Finished coding paths.py which (big surprise) turned out to be more complicated than planned. Basically this is just a module that has a pair of static globals _EXTRAS and _DICTS that contain path strings, and offers get- and set- functions for them. Simple.

The complications come in during initialization. Like its Preference-related buddies colors.py, fonts.py, and dictionaries.py, it has an initialize(settings) function that receives a QSettings, and is supposed to recover from it, the last user-set values for what it manages, namely those two paths. Still simple, like this?

    global _EXTRAS
    _EXTRAS = settings.value('paths/extras_path','some default here')

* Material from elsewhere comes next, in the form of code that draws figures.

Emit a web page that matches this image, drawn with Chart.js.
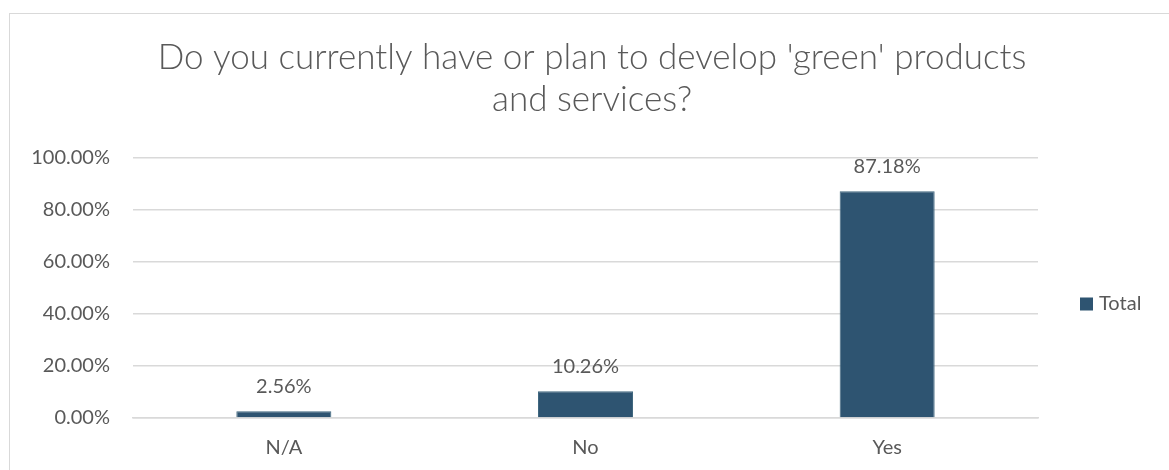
<!DOCTYPE html>
<html>
<head>
<meta charset="utf-8">
<script src="https://cdn.jsdelivr.net/npm/chart.js@4"></script>
<style>
  html, body { margin: 0; padding: 0; background: #fff; overflow: hidden; }
  .frame { position: absolute; left: 9px; top: 13px; width: 1200px; height: 500px; border: 1px solid #d9d9d9; }
  .chart-box { position: absolute; left: 0; top: 0; width: 1169px; height: 470px; }
</style>
</head>
<body>
<div class="frame"></div>
<div class="chart-box"><canvas id="chart"></canvas></div>
<script>
const categories = ['N/A', 'No', 'Yes'];
const totals = [2.56, 10.26, 87.18];
const yTicks = [0, 20, 40, 60, 80, 100];
const titleLines = ["Do you currently have or plan to develop 'green' products", 'and services?'];
const seriesName = 'Total';

const barColor = '#2e5471';
const textColor = '#595959';
const gridColor = '#d9d9d9';
const fontFamily = 'Lato, "Open Sans", sans-serif';

// two-line title, centred a bit right of the canvas middle like the original
const sheetTitle = {
    id: 'sheetTitle',
    afterDraw(chart) {
        const ctx = chart.ctx;
        ctx.save();
        ctx.fillStyle = textColor;
        ctx.font = '300 35px ' + fontFamily;
        ctx.textAlign = 'center';
        ctx.textBaseline = 'middle';
        titleLines.forEach((line, i) => ctx.fillText(line, 592, 58 + i * 42));
        ctx.restore();
    }
};

// labels above each bar, like the spreadsheet data labels
const valueLabels = {
    id: 'valueLabels',
    afterDatasetsDraw(chart) {
        const ctx = chart.ctx;
        const meta = chart.getDatasetMeta(0);
        ctx.save();
        ctx.fillStyle = textColor;
        ctx.font = '20px ' + fontFamily;
        ctx.textAlign = 'center';
        ctx.textBaseline = 'alphabetic';
        meta.data.forEach((bar, i) => {
            ctx.fillText(totals[i].toFixed(2) + '%', bar.x, bar.y - 18);
        });
        ctx.restore();
    }
};

// legend on the right, sitting in the space kept by layout padding
const sideLegend = {
    id: 'sideLegend',
    afterDraw(chart) {
        const ctx = chart.ctx;
        const area = chart.chartArea;
        const x = area.right + 42;
        const y = (area.top + area.bottom) / 2 + 16;
        ctx.save();
        ctx.fillStyle = barColor;
        ctx.fillRect(x, y - 6.5, 13, 13);
        ctx.fillStyle = textColor;
        ctx.font = '20px ' + fontFamily;
        ctx.textBaseline = 'middle';
        ctx.fillText(seriesName, x + 19, y);
        ctx.restore();
    }
};

const config = {
    type: 'bar',
    data: {
        labels: categories,
        datasets: [{
            label: seriesName,
            data: totals,
            backgroundColor: barColor,
            borderColor: '#41687f',
            borderWidth: 1,
            categoryPercentage: 0.315,
            barPercentage: 1
        }]
    },
    options: {
        responsive: false,
        animation: false,
        layout: { padding: { left: 0, right: 131, top: 158, bottom: 0 } },
        plugins: {
            title: { display: false },
            legend: { display: false },
            tooltip: { enabled: false }
        },
        scales: {
            x: {
                grid: { display: false },
                border: { color: gridColor, width: 1.5 },
                ticks: { color: textColor, font: { size: 20, family: fontFamily }, padding: 10 }
            },
            y: {
                min: 0,
                max: 100,
                afterFit(scale) { scale.width = 133; },
                afterBuildTicks(scale) { scale.ticks = yTicks.map(v => ({ value: v })); },
                grid: { color: gridColor, lineWidth: 1.5, drawTicks: false },
                border: { display: false },
                ticks: {
                    color: textColor,
                    font: { size: 20, family: fontFamily },
                    padding: 23,
                    callback: v => v.toFixed(2) + '%'
                }
            }
        }
    },
    plugins: [valueLabels, sheetTitle, sideLegend]
};

const canvas = document.getElementById('chart');
canvas.width = 1169;
canvas.height = 470;
new Chart(canvas, config);
</script>
</body>
</html>
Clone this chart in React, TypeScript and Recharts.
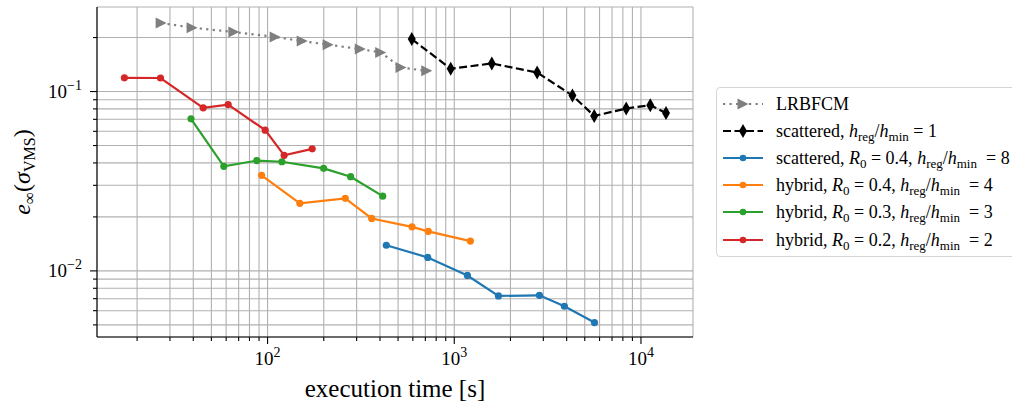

Not simple. First, what is the default if there is no entry in the settings? Presumably that would indicate a brand-new installation, one where PPQT has never run and shut-down to write some settings. Or the settings were erased. (Or PPQT is on a thumb-drive and was just plugged into a different computer.)

Then, supposing that there is a value in the settings, there is no guarantee that it still represents a valid path. Maybe the path has been removed, or renamed, since the settings were written. It can't be trusted.

Plus, the path to extras and the path to dicts need different default assumptions. It's OK for the dicts path to be a null string, the spellcheck dicts for a book might be in the book's folder.

And the more I fiddled with this initialize(settings) function, the more scenarios came to mind. Finally I settled on this set of policies.

First, there is a function paths.check_path(path) that reads like this:

def check_path(path):
    return os.access( path ,os.F_OK ) and os.access( path, os.R_OK )

It returns False for anything not a valid path to a readable end-point. In particular, it returns False for a null string. So the null string is the appropriate default for the settings.value() calls.

If the "extras" path value from settings passes check_path(), use it. This is the usual and expected case.

If it fails check_path() (either because it wasn't set or is not valid in the present system), look for a folder "extras" in the same location as the app executable, and set that as extras.

If that doesn't exist, set the CWD as the extras path.

If the "dicts" path from settings passes check_path(), as normal and expected, use it.

If it fails check_path(), look for a "dicts" folder on the above-set "extras" path and use that.

Otherwise, leave the dicts path as a null string.

With that all coded up and a test driver written and executing, I could then modify dictionaries.py to use it, and modify its test driver accordingly and run it. That was it for today.

Tomorrow, modify mainwindow.py to use the paths module, and finally check and update the spreadsheet of functions-by-module for all the above. Then I can continue with my easy code review.